WHAT NEEDS TO BE DONE »
Go through the lines below and copy each one that holds the string "this".

LISTED ENTRIES »

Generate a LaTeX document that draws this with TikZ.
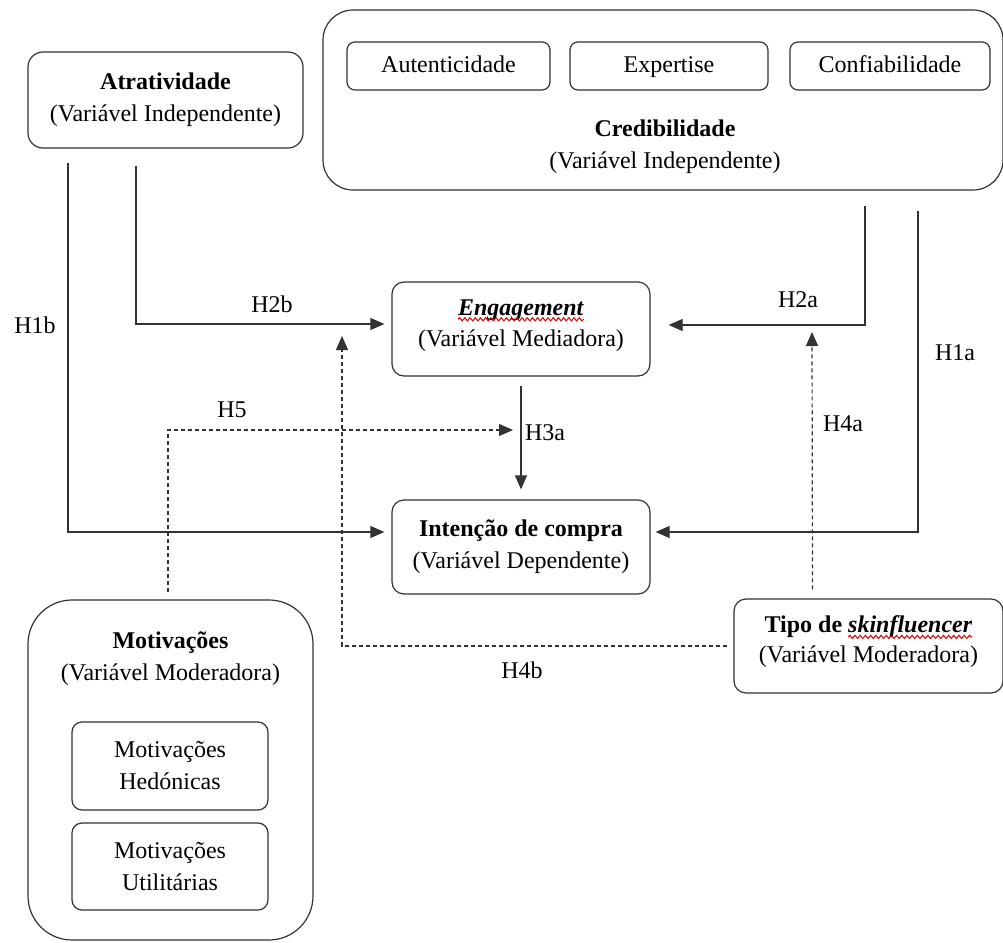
\documentclass[tikz,border=0pt]{standalone}
\usepackage{fontspec}
\setmainfont{Liberation Serif}
\usetikzlibrary{arrows.meta,decorations.pathmorphing}
\begin{document}
\begin{tikzpicture}[x=0.5pt,y=-0.5pt,
  every node/.style={font=\fontsize{12}{16}\selectfont},
  box/.style={draw=black!80, line width=0.6pt, align=center, inner sep=0pt},
  sbox/.style={box, rounded corners=4pt, text height=8.5pt, text depth=2.5pt, minimum height=24pt},
  conn/.style={draw=black!80, line width=0.6pt},
  arr/.style={conn, -{Triangle[length=7pt,width=6pt]}},
  dsh/.style={arr, dash pattern=on 2pt off 1.5pt},
  lbl/.style={inner sep=0pt, outer sep=0pt},
  spell/.style={draw=red!85!black, line width=0.5pt, decorate, decoration={snake, amplitude=0.8pt, segment length=2.6pt}}]
\useasboundingbox (0,0) rectangle (1003,943);
% boxes
\node[box, rounded corners=7.5pt, minimum width=137.5pt, minimum height=48pt] (atr) at (165.5,100) {\textbf{Atratividade}\\(Variável Independente)};
\node[box, rounded corners=15pt, minimum width=340pt, minimum height=90pt] (cred) at (663,100) {};
\node[sbox, minimum width=101.5pt] (aut) at (448.5,66) {Autenticidade};
\node[sbox, minimum width=99pt] (exp) at (669,66) {Expertise};
\node[sbox, minimum width=100pt] (conf) at (890,66) {Confiabilidade};
\node[lbl, align=center] (credtxt) at (665,147) {\textbf{Credibilidade}\\(Variável Independente)};
\node[box, rounded corners=6pt, minimum width=129pt, minimum height=47pt] (eng) at (521,329) {};
\node[lbl] (engw) at (521,310) {\textbf{\textit{Engagement}}};
\node[lbl] (engs) at (521,341) {(Variável Mediadora)};
\draw[spell] ([yshift=-2pt]engw.base west) -- ([yshift=-2pt]engw.base east);
\node[box, rounded corners=6pt, minimum width=129pt, minimum height=47pt] (int) at (521,547) {\textbf{Intenção de compra}\\(Variável Dependente)};
\node[box, rounded corners=6pt, minimum width=134.5pt, minimum height=47pt] (tipo) at (868.5,646) {};
\node[lbl] (tipol) at (868.5,627) {\textbf{Tipo de \textit{skinfluencer}}};
\node[lbl] (tipom) at (868.5,657) {(Variável Moderadora)};
\node[lbl, anchor=base east] (tipos) at (tipol.base east) {\phantom{\textbf{\textit{skinfluencer}}}};
\draw[spell] ([yshift=-2pt]tipos.base west) -- ([yshift=-2pt]tipos.base east);
\node[box, rounded corners=22pt, minimum width=142.5pt, minimum height=170pt] (mot) at (170.5,770) {};
\node[lbl, align=center] (mottxt) at (170.5,659) {\textbf{Motivações}\\(Variável Moderadora)};
\node[box, rounded corners=5pt, minimum width=98pt, minimum height=44pt] (hed) at (170,766) {Motivações\\Hedónicas};
\node[box, rounded corners=5pt, minimum width=98pt, minimum height=43.5pt] (uti) at (170,866.5) {Motivações\\Utilitárias};
% free ends
\coordinate (h5e) at (513,430);
\coordinate (h4be) at (342,336);
\coordinate (h4ae) at (812,332);
% connectors
\draw[arr] ([xshift=-48.75pt,yshift=-7pt]atr.south) |- ([xshift=-3.5pt,yshift=7.5pt]int.west);
\draw[arr] ([xshift=-14.75pt,yshift=-8.5pt]atr.south) |- ([xshift=-3.5pt,yshift=2.5pt]eng.west);
\draw[arr] ([xshift=101pt,yshift=-7.5pt]cred.south) |- ([xshift=9pt,yshift=2pt]eng.east);
\draw[arr] ([xshift=127.5pt,yshift=-10pt]cred.south) |- ([xshift=2.5pt,yshift=7.5pt]int.east);
\draw[arr, shorten <=4.5pt, shorten >=5pt] (eng.south) -- (int.north);
\draw[dsh] ([xshift=-1.25pt,yshift=3.5pt]mot.north) |- (h5e);
\draw[dsh] ([xshift=-3pt]tipo.west) -| (h4be);
\draw[dsh] ([xshift=-28pt,yshift=4.5pt]tipo.north) -- (h4ae);
% labels
\node[lbl] (lh1b) at (35,325) {H1b};
\node[lbl] (lh2b) at (272,304) {H2b};
\node[lbl] (lh2a) at (798,300) {H2a};
\node[lbl] (lh1a) at (955,353) {H1a};
\node[lbl] (lh3a) at (545,433) {H3a};
\node[lbl] (lh5) at (232,410) {H5};
\node[lbl] (lh4a) at (843,424) {H4a};
\node[lbl] (lh4b) at (522,670) {H4b};
\end{tikzpicture}
\end{document}
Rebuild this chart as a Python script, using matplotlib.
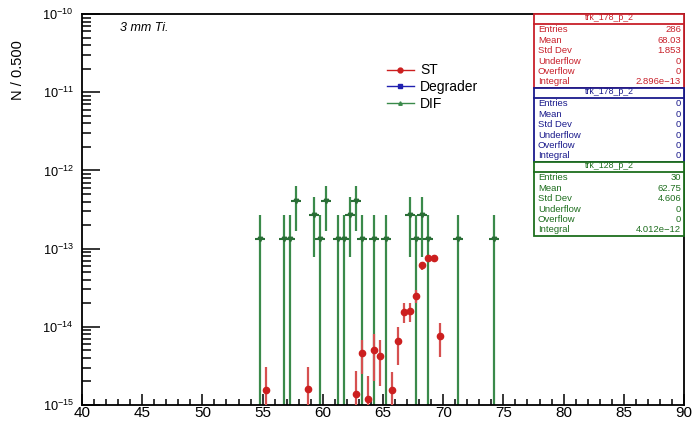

THE ANSWER »
Generate a LaTeX document that draws this with TikZ.
Rebuild this chart as a Python script, using matplotlib.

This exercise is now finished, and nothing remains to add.